- **Work to do**: Return the lines below that carry the word "matplotlib".
___ Data to process ___
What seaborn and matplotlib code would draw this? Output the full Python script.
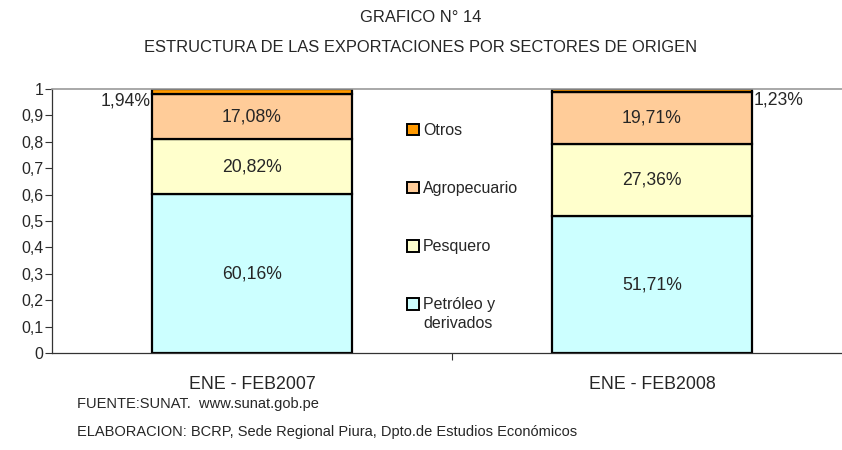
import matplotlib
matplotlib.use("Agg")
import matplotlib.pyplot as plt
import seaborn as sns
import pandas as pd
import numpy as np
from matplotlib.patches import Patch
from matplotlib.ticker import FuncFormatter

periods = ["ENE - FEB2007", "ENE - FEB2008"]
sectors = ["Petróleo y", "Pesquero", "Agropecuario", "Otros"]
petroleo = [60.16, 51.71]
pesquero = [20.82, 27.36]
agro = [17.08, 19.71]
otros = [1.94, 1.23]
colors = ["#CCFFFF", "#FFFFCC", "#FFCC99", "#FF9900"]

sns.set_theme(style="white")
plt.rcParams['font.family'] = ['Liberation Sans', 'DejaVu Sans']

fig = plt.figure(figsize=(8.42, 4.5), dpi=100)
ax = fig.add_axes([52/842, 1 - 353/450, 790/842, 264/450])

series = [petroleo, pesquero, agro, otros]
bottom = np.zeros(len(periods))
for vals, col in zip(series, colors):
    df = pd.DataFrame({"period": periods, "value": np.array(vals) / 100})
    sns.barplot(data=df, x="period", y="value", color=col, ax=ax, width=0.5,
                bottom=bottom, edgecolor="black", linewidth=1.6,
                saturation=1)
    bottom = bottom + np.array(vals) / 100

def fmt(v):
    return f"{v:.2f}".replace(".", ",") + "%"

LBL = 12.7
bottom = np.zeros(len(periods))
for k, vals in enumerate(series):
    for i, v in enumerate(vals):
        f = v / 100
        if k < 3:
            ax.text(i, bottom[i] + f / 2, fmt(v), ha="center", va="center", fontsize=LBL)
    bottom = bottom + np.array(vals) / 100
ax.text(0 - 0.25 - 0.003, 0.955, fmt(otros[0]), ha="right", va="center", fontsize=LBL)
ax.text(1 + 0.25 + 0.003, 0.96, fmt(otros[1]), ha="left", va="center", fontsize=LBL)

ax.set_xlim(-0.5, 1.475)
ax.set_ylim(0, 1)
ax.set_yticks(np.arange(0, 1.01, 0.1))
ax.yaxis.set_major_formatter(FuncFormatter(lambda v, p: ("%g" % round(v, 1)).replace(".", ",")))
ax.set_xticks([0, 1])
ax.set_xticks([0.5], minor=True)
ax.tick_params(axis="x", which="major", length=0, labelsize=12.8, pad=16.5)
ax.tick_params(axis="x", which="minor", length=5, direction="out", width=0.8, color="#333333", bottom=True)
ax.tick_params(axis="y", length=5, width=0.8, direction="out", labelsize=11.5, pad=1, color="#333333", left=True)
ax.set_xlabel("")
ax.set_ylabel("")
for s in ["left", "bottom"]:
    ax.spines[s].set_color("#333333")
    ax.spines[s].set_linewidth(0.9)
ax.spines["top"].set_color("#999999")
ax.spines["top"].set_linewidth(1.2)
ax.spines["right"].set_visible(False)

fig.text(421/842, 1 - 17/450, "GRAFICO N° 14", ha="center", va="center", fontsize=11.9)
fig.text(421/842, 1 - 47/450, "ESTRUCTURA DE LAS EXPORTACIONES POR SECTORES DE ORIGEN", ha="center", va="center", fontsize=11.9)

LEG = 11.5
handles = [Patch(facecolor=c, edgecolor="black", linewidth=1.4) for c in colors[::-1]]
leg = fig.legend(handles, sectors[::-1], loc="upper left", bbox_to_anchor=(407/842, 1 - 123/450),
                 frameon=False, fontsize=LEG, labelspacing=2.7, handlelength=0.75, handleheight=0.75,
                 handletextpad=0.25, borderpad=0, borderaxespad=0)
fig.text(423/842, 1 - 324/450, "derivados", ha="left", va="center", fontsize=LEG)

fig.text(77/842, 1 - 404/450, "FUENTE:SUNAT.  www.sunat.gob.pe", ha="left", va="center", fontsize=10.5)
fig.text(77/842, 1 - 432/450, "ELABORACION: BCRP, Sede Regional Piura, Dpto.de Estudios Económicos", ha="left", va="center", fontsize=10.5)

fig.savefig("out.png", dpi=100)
___
___ Data to process ___
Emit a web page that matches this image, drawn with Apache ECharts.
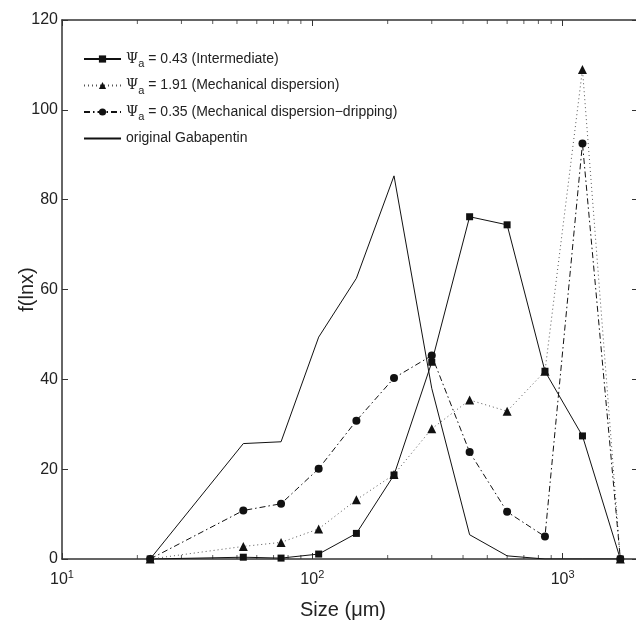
___
___ Data to process ___
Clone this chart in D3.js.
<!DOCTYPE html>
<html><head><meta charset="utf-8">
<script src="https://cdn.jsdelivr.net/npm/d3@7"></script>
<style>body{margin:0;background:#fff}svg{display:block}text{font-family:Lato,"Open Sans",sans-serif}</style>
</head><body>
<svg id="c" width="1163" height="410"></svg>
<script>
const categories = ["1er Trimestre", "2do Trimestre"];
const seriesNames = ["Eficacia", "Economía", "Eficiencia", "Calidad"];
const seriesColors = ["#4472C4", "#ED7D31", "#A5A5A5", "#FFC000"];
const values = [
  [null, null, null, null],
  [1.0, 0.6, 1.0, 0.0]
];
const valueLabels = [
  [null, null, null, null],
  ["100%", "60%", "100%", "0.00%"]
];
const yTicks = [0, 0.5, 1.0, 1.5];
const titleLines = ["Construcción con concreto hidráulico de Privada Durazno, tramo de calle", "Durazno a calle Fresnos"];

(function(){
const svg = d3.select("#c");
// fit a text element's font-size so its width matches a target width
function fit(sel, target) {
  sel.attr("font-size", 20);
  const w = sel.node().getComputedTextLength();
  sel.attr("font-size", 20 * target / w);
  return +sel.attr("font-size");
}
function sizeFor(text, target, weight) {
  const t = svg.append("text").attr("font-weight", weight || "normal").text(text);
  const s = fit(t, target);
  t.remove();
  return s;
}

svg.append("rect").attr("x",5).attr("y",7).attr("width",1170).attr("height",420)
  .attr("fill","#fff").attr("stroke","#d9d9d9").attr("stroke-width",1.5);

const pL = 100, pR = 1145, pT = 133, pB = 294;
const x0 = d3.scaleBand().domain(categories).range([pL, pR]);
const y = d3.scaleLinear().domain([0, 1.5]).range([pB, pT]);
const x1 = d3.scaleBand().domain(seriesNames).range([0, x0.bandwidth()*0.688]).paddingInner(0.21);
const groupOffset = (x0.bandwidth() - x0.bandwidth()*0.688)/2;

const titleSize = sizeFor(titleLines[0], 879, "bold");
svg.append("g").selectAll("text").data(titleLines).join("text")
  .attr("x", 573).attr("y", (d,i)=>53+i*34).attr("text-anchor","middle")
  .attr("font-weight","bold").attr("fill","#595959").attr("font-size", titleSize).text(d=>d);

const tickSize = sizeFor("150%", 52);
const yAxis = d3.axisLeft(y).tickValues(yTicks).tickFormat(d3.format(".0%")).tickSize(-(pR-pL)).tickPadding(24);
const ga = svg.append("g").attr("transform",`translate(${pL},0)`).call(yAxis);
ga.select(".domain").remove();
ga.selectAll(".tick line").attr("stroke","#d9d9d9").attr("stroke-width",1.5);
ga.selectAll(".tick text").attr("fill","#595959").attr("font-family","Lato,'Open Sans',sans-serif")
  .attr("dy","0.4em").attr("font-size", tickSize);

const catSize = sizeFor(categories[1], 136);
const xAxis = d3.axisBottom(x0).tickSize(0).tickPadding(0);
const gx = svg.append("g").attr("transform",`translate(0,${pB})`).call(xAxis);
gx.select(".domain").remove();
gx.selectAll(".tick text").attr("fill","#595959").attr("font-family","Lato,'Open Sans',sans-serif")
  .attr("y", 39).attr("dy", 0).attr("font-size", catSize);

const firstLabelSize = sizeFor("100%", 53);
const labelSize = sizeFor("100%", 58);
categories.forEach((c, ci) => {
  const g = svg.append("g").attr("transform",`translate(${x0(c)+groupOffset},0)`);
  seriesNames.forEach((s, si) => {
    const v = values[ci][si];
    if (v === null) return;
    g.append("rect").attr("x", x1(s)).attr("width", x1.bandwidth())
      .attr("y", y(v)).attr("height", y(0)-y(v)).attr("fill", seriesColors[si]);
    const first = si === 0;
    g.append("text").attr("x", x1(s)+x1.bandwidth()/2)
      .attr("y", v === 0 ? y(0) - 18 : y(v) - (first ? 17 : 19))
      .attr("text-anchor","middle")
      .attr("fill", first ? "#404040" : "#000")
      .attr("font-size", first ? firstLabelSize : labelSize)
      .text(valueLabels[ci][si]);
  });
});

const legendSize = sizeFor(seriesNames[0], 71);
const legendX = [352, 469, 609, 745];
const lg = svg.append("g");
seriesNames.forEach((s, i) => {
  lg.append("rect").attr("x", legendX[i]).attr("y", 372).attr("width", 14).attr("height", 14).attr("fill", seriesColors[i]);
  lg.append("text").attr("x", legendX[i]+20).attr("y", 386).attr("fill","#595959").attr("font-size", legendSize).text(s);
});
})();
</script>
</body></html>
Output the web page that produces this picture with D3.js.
___
- **Answer**:
What seaborn and matplotlib code would draw this? Output the full Python script.
import matplotlib
matplotlib.use("Agg")
import matplotlib.pyplot as plt
from matplotlib.patches import Patch
from matplotlib.ticker import FuncFormatter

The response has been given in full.